Aim of the task: Using the listing below, give the number of lines where "matplotlib" appears, and nothing else.

◆ ◆ ◆ ◆ ◆

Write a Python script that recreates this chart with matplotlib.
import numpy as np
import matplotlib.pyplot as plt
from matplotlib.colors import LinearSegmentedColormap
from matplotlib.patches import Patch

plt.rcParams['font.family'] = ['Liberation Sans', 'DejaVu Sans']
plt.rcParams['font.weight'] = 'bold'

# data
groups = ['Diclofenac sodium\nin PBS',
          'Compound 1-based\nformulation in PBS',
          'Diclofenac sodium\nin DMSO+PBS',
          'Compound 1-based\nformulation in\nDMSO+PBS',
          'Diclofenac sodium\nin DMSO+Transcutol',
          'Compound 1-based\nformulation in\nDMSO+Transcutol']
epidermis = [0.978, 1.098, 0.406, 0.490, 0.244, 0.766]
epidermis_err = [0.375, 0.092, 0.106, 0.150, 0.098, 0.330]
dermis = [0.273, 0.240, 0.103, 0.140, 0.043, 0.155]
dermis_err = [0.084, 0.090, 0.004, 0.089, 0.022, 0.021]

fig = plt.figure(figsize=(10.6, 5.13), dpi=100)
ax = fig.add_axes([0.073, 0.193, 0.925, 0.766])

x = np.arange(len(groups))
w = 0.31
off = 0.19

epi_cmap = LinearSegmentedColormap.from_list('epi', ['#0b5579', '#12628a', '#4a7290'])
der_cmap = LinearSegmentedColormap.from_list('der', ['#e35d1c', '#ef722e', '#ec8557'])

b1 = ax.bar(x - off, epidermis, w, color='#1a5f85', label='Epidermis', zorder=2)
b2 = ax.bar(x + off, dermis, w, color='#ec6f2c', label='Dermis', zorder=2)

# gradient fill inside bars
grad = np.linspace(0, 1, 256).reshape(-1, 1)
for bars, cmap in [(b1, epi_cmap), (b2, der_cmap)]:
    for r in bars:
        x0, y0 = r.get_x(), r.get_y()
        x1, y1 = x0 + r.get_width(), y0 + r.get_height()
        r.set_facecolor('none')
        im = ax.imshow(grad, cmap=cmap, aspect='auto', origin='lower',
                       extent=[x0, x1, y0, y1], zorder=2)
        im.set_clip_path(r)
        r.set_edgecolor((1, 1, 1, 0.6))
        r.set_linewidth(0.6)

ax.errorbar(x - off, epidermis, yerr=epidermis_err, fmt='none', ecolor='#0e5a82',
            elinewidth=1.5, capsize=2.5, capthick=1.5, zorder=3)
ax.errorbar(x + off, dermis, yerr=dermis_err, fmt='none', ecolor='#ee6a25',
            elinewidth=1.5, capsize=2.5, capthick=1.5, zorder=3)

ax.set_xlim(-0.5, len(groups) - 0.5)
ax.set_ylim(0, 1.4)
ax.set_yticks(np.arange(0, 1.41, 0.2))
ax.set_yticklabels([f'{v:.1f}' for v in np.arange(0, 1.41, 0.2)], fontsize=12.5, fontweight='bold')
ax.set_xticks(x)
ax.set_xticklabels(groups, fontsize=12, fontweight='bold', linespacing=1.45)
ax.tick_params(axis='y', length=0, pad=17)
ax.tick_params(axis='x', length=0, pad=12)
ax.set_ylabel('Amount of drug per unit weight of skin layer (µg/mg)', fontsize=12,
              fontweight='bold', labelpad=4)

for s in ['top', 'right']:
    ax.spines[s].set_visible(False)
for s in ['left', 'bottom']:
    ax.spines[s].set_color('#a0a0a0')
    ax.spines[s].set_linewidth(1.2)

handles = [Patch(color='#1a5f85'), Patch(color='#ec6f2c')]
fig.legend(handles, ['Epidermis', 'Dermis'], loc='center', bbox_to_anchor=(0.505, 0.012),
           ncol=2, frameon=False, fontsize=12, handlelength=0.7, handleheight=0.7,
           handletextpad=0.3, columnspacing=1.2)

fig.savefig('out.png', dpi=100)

◆ ◆ ◆ ◆ ◆

Response below: 4